• What you need to do: In the listing below, find every line containing "this" and copy it out.

• Data excerpts:
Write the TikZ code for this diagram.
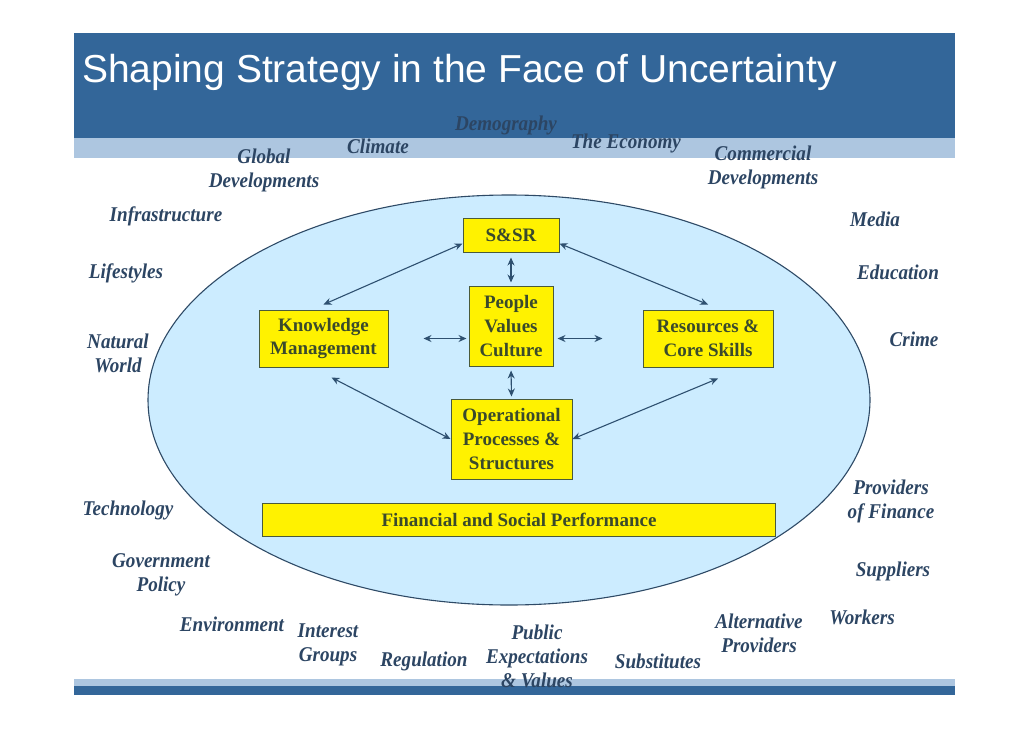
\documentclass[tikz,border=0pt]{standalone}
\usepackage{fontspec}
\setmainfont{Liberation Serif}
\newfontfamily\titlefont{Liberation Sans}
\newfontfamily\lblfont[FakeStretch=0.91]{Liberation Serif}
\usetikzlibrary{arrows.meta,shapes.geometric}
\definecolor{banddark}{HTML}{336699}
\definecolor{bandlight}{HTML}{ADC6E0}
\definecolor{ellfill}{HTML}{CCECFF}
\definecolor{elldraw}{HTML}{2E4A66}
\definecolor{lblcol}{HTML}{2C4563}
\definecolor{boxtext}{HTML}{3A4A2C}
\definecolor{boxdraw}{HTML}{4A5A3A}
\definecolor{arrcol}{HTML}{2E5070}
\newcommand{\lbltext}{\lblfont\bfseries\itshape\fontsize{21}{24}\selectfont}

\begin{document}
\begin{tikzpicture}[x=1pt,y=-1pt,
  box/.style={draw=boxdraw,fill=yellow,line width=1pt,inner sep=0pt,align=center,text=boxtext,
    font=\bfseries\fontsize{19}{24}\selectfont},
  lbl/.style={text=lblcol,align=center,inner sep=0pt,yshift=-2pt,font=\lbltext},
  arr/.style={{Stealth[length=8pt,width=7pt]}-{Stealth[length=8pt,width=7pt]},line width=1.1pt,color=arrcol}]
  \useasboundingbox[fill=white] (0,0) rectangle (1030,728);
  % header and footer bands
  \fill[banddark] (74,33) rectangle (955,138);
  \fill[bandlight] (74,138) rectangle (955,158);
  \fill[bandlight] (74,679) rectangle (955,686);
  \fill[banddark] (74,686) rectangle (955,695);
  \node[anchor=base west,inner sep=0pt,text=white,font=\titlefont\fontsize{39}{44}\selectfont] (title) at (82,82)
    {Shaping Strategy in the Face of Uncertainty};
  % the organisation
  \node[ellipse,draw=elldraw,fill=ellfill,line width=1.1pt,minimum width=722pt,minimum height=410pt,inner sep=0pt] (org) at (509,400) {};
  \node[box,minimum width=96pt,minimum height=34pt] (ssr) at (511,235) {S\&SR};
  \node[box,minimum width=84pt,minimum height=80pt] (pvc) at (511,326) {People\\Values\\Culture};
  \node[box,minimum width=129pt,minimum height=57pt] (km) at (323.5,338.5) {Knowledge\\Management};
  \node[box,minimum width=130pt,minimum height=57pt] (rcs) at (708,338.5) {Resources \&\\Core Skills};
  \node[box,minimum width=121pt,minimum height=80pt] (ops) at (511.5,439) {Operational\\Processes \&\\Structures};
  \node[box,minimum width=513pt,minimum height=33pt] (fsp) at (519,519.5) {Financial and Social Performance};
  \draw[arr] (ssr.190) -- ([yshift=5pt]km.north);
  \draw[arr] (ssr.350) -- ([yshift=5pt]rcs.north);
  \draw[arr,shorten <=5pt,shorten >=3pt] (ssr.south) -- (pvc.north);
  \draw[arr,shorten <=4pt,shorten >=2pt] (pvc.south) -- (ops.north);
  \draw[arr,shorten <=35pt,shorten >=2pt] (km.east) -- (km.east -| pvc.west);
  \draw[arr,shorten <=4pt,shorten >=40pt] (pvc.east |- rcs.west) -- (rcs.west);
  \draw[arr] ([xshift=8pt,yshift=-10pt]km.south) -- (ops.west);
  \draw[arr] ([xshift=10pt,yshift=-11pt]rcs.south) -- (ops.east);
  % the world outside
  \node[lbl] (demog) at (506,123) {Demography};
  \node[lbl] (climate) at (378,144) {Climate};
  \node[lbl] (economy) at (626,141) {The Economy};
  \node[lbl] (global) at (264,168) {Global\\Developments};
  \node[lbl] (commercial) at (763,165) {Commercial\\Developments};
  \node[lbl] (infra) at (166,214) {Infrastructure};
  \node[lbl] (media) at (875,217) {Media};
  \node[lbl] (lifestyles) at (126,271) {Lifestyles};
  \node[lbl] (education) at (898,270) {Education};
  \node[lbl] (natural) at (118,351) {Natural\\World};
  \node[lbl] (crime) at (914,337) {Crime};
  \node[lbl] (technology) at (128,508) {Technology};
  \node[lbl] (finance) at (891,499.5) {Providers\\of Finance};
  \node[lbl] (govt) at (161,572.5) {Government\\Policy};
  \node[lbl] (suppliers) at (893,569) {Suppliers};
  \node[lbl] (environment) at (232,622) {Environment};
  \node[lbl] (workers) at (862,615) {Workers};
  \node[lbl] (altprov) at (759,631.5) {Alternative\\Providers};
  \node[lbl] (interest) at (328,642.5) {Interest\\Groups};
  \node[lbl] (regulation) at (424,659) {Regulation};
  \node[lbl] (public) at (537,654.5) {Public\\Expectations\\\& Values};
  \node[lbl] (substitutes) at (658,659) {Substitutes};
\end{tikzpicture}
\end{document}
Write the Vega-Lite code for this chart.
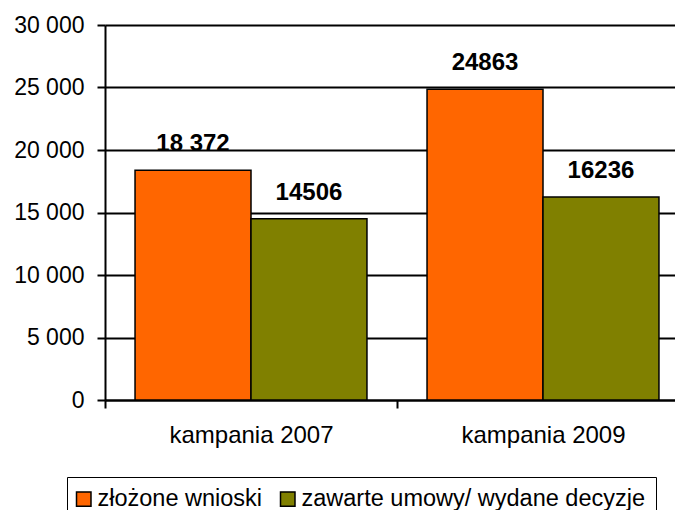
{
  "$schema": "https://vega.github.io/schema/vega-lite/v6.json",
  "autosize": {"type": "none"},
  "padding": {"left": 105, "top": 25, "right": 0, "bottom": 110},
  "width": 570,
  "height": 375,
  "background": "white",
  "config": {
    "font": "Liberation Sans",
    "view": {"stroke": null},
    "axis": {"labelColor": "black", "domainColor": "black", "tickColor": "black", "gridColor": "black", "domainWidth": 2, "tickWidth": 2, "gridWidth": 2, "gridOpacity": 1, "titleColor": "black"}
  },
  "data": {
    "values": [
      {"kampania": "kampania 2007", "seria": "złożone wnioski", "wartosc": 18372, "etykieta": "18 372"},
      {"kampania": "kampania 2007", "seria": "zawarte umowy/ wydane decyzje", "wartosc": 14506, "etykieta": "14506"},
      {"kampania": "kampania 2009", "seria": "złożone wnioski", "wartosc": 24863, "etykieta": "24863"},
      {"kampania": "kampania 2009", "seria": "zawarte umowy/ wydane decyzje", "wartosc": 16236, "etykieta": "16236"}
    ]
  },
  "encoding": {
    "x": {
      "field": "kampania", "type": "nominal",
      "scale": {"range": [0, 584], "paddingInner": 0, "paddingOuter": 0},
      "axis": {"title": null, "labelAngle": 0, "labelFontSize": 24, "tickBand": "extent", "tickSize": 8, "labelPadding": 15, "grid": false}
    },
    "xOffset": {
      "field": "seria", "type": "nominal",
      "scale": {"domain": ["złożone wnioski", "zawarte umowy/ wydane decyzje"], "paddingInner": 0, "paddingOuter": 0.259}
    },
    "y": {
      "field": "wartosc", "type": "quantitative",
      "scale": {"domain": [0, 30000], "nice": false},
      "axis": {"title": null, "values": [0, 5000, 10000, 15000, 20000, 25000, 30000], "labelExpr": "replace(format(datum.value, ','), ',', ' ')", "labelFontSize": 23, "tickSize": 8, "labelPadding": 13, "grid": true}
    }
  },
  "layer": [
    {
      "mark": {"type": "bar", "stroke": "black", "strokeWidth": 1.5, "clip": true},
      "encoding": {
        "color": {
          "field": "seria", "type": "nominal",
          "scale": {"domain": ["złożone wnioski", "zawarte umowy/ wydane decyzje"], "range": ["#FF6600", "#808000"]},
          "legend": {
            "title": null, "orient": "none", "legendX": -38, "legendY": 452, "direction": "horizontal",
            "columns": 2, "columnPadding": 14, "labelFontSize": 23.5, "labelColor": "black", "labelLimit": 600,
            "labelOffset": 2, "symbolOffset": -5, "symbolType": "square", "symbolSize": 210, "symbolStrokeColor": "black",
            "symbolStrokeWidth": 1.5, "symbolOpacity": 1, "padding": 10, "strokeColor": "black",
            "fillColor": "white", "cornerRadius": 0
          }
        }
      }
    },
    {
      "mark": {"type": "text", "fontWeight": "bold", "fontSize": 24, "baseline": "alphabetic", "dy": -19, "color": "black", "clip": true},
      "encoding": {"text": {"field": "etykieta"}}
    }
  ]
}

• Answer in full:
Write the TikZ code for this diagram.
Write the Vega-Lite code for this chart.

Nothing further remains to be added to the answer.